We are still in the midst of Coronavirus, with no clear endpoint. With predictions of a second wave, FE institutions could be faced with many challenges, including the risk of potential local or national lockdowns, staff that are shielding will be unable to come into colleges, managing the threat and fear of transmission of the virus amongst staff and students and the increased costs of IT equipment to support remote learning for high-risk students that may not be able to attend.
The government has committed to supporting colleges through the challenges, which can be seen in the recent spending review. Colleges have experienced a big financial hit during the pandemic, but other sectors have been hit harder and continue to be hit.
The words of support and financial investment from the government show that the role of colleges is understood and that they are an integral part of the UK economy. The return to college in September will not be an easy task, but they have proved themselves to be resilient and committed to their students, staff and local communities.
Another big challenge colleges will be tasked with in the new academic year is navigating the exam results from the summer. Never before has education been disrupted to the extent that it has during the Coronavirus pandemic and it is the further education institutions that will have to decipher and decide how the exam results will impact on the next step in students’ journeys.

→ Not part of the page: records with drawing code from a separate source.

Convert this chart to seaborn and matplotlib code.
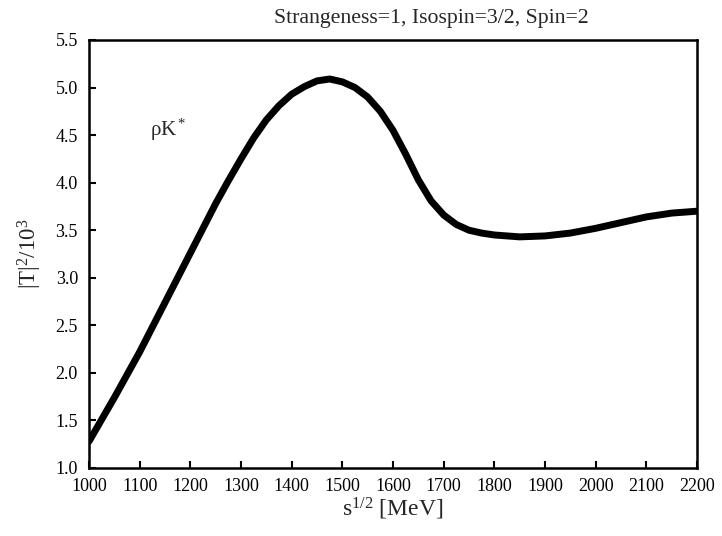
import matplotlib
matplotlib.use("Agg")
import matplotlib.pyplot as plt
import seaborn as sns
import pandas as pd

energy = [1000, 1025, 1050, 1075, 1100, 1125, 1150, 1175, 1200, 1225, 1250, 1275,
          1300, 1325, 1350, 1375, 1400, 1425, 1450, 1475, 1500, 1525, 1550, 1575,
          1600, 1625, 1650, 1675, 1700, 1725, 1750, 1775, 1800, 1850, 1900, 1950,
          2000, 2050, 2100, 2150, 2200]
t2 = [1.28, 1.51, 1.74, 1.98, 2.22, 2.48, 2.74, 3.00, 3.26, 3.52, 3.78, 4.02,
      4.25, 4.47, 4.66, 4.81, 4.93, 5.01, 5.07, 5.09, 5.06, 5.00, 4.90, 4.75,
      4.55, 4.30, 4.03, 3.81, 3.66, 3.56, 3.50, 3.47, 3.45, 3.43, 3.44, 3.47,
      3.52, 3.58, 3.64, 3.68, 3.70]
x_ticks = list(range(1000, 2201, 100))
y_ticks = [1.0, 1.5, 2.0, 2.5, 3.0, 3.5, 4.0, 4.5, 5.0, 5.5]

sns.set_style("ticks")
plt.rcParams['font.family'] = ['Liberation Serif', 'DejaVu Serif']
plt.rcParams['mathtext.fontset'] = 'custom'
plt.rcParams['mathtext.rm'] = 'Liberation Serif'
plt.rcParams['mathtext.it'] = 'Liberation Serif:italic'
plt.rcParams['mathtext.bf'] = 'Liberation Serif:bold'

df = pd.DataFrame({"E": energy, "T": t2})

fig = plt.figure(figsize=(7.22, 5.36), dpi=100)
ax = fig.add_axes([89/722, 68/536, (697-89)/722, (468-40)/536])
sns.lineplot(data=df, x="E", y="T", ax=ax, color="black", linewidth=5,
             solid_capstyle="round", solid_joinstyle="round")

ax.set_xlim(1000, 2200)
ax.set_ylim(1.0, 5.5)
ax.set_xticks(x_ticks)
ax.set_xticklabels([str(v) for v in x_ticks])
ax.set_yticks(y_ticks)
ax.set_yticklabels([f"{v:.1f}" for v in y_ticks])
ax.tick_params(direction="in", length=5, width=1.5, labelsize=13,
               colors="black", top=False, right=False)
ax.tick_params(axis="x", pad=7)
ax.tick_params(axis="y", pad=8)
for s in ax.spines.values():
    s.set_linewidth(1.8)
    s.set_color("black")

ax.set_xlabel("s$^{1/2}$ [MeV]", fontsize=17, labelpad=1)
ax.set_ylabel("|T|$^2$/10$^3$", fontsize=16.5, labelpad=8)
ax.text(1120, 4.55, "ρK$^*$", fontsize=15, va="center", ha="left")
fig.text(431/722, 1 - 18/536, "Strangeness=1, Isospin=3/2, Spin=2",
         fontsize=15.7, ha="center", va="center")

fig.savefig("out.png", dpi=100)
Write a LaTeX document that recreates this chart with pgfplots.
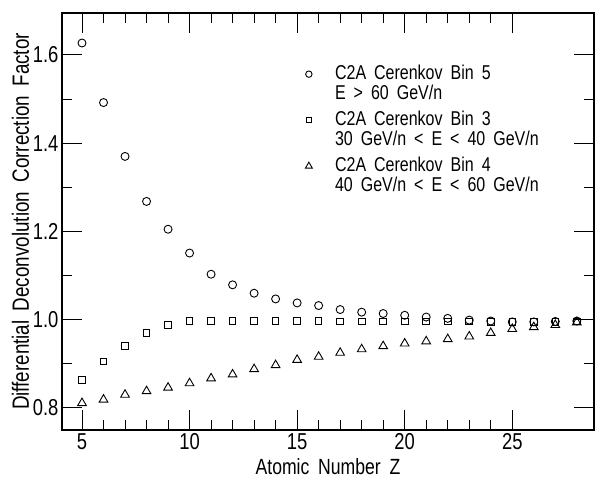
\documentclass[border=0pt]{standalone}
\usepackage{fontspec}
\setmainfont[FakeStretch=0.8,WordSpace=1.8]{Liberation Sans}
\usepackage{pgfplots}
\pgfplotsset{compat=1.18}

\begin{document}
\begin{tikzpicture}
\begin{axis}[
  scale only axis,
  width=532pt, height=417pt,
  xmin=4.07, xmax=28.8,
  ymin=0.75, ymax=1.695,
  xtick={5,10,15,20,25},
  ytick={0.8,1.0,1.2,1.4,1.6},
  minor x tick num=4,
  minor y tick num=1,
  tick align=inside,
  major tick length=20pt,
  minor tick length=10pt,
  every tick/.style={black,line width=1pt},
  axis line style={line width=1.3pt},
  /pgf/number format/assume math mode=true,
  yticklabel style={/pgf/number format/fixed,/pgf/number format/fixed zerofill,/pgf/number format/precision=1},
  tick label style={font=\fontsize{23}{26}\selectfont},
  xlabel={Atomic Number Z},
  ylabel={Differential Deconvolution Correction Factor},
  xlabel style={font=\fontsize{22}{24}\selectfont,yshift=-2pt},
  ylabel style={font=\fontsize{23.5}{26}\selectfont,yshift=-3pt},
  legend style={draw=none,fill=none,at={(0.45,0.885)},anchor=north west,
    font=\fontsize{20}{20}\selectfont,row sep=6pt,
    cells={anchor=west,align=left}},
  legend image code/.code={\draw[#1,mark options={scale=0.8}] plot coordinates {(0.15cm,9pt)};\path[draw=none] (0,0) -- (1.0cm,0);},
  every axis plot/.append style={only marks,black,line width=0.9pt},
]
\addplot[mark=o,mark size=4pt] coordinates {
(5,1.627) (6,1.492) (7,1.370) (8,1.268) (9,1.205) (10,1.151)
(11,1.103) (12,1.079) (13,1.060) (14,1.047) (15,1.038) (16,1.032)
(17,1.023) (18,1.017) (19,1.014) (20,1.010) (21,1.006) (22,1.003)
(23,0.999) (24,0.997) (25,0.995) (26,0.995) (27,0.996) (28,0.997)};
\addlegendentry{C2A Cerenkov Bin 5\\E > 60 GeV/n}
\addplot[mark=square,mark size=3.3pt] coordinates {
(5,0.864) (6,0.905) (7,0.941) (8,0.970) (9,0.988) (10,0.997)
(11,0.997) (12,0.997) (13,0.997) (14,0.997) (15,0.997) (16,0.997)
(17,0.996) (18,0.996) (19,0.996) (20,0.996) (21,0.996) (22,0.996)
(23,0.996) (24,0.995) (25,0.995) (26,0.995) (27,0.995) (28,0.996)};
\addlegendentry{C2A Cerenkov Bin 3\\30 GeV/n < E < 40 GeV/n}
\addplot[mark=triangle,mark size=5pt] coordinates {
(5,0.811) (6,0.819) (7,0.830) (8,0.838) (9,0.846) (10,0.856)
(11,0.867) (12,0.876) (13,0.888) (14,0.897) (15,0.909) (16,0.916)
(17,0.925) (18,0.933) (19,0.940) (20,0.946) (21,0.951) (22,0.956)
(23,0.962) (24,0.970) (25,0.979) (26,0.983) (27,0.988) (28,0.994)};
\addlegendentry{C2A Cerenkov Bin 4\\40 GeV/n < E < 60 GeV/n}
\end{axis}
\pgfresetboundingbox
\useasboundingbox (current axis.south west) ++(-62pt,-55pt) rectangle ++(596pt,485pt);
\end{tikzpicture}
\end{document}
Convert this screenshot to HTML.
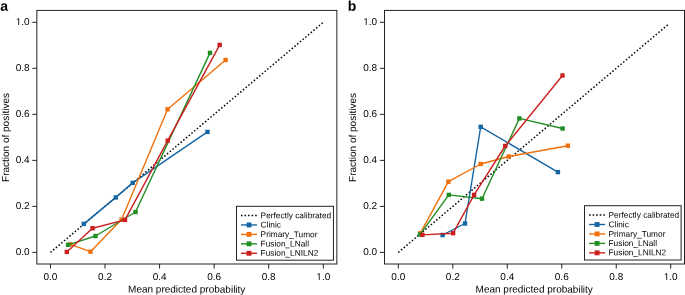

Also to be considered is how the impact on the economy will affect the availability of apprenticeships and work experience placements. With the increase in redundancies and remote working, many in FE are questioning the availability of these opportunities for the next academic year and whether supply of them will be able to meet the demand.
There is some belief that the new incentives and increased redundancies will actually see an increase in the number of apprenticeships that are available as businesses look to the younger generations to help them recover and thrive post COVID-19.